Los impuestos, en esencia, representan una transferencia de recursos del ciudadano al Estado, una reducción directa de su capacidad de gasto. Cada pago del contribuyente es una cesión de su poder adquisitivo bajo la premisa de que el Estado, a través de la inversión pública, administrará esos fondos con eficiencia y en beneficio del bien común. No está demostrado, empero, que el Estado sea un mejor administrador que el consumidor.
Las dudas con los impuestos en nuestro país radican, tradicionalmente, en la incapacidad probada del sector público para usar correctamente los recursos, siendo la corrupción y el derroche pruebas al canto. Con demasiada frecuencia, el ciudadano siente que los servicios recibidos no justifican el nivel de los tributos pagados.
Pagar impuestos es, en cierta medida, un voto de confianza en el Estado, obligado a devolver ese sacrificio ciudadano en forma de buenos servicios públicos, seguridad y equidad. Los problemas del clientelismo, burocracia ineficiente y gasto público cuestionable minan esa confianza.
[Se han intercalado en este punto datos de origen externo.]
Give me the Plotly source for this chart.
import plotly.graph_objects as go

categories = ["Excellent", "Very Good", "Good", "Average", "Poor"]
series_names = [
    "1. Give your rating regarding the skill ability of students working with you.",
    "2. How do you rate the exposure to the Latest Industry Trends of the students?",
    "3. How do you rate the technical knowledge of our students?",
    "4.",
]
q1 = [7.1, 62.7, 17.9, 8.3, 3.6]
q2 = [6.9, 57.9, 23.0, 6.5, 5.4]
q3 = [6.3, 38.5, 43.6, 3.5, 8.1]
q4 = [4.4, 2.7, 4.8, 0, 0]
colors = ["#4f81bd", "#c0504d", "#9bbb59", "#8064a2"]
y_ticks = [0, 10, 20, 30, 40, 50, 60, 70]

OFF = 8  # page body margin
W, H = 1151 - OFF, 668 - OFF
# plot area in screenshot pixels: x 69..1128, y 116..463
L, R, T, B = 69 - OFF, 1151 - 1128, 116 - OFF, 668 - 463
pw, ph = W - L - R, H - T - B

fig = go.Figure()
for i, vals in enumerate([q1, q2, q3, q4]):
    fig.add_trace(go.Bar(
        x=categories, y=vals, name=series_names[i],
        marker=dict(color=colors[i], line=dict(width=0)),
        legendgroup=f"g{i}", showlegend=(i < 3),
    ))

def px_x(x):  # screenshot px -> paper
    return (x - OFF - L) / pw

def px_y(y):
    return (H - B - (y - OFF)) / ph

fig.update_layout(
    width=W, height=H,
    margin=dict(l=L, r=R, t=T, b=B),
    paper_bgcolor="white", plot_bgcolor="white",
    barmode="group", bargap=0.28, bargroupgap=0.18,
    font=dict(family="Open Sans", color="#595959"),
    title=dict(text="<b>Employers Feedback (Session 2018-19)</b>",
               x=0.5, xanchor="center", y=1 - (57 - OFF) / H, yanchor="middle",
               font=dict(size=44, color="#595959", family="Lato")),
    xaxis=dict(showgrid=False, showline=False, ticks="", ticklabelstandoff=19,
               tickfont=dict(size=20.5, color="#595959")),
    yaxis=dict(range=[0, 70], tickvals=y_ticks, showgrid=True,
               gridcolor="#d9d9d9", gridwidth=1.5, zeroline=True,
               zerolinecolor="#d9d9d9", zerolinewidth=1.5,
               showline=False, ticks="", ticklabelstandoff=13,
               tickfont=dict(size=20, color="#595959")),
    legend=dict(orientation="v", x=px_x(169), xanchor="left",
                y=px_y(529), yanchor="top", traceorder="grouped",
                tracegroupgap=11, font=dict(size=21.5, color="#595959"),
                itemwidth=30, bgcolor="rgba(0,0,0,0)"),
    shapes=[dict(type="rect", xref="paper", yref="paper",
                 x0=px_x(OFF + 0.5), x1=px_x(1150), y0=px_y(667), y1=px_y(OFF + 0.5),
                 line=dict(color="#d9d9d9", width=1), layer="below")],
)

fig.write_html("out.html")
No obstante, los impuestos también cumplen una función crucial en la búsqueda de equilibrio social. A través de la redistribución de la riqueza, permiten que sectores vulnerables accedan a servicios esenciales, como salud y educación, promoviendo un mayor nivel de justicia social. Sin servicios públicos de calidad que reflejen ese esfuerzo tributario, el sistema pierde legitimidad. La clave está en que el Estado debe demostrar su capacidad de gestionar esos recursos de manera efectiva, justa y transparente, evitando caer en excesos que, en lugar de beneficiar a la población, erosionen la confianza en la institución pública. Los impuestos no deben ser un lastre, sino un instrumento de desarrollo compartido. Eso aún está por verse.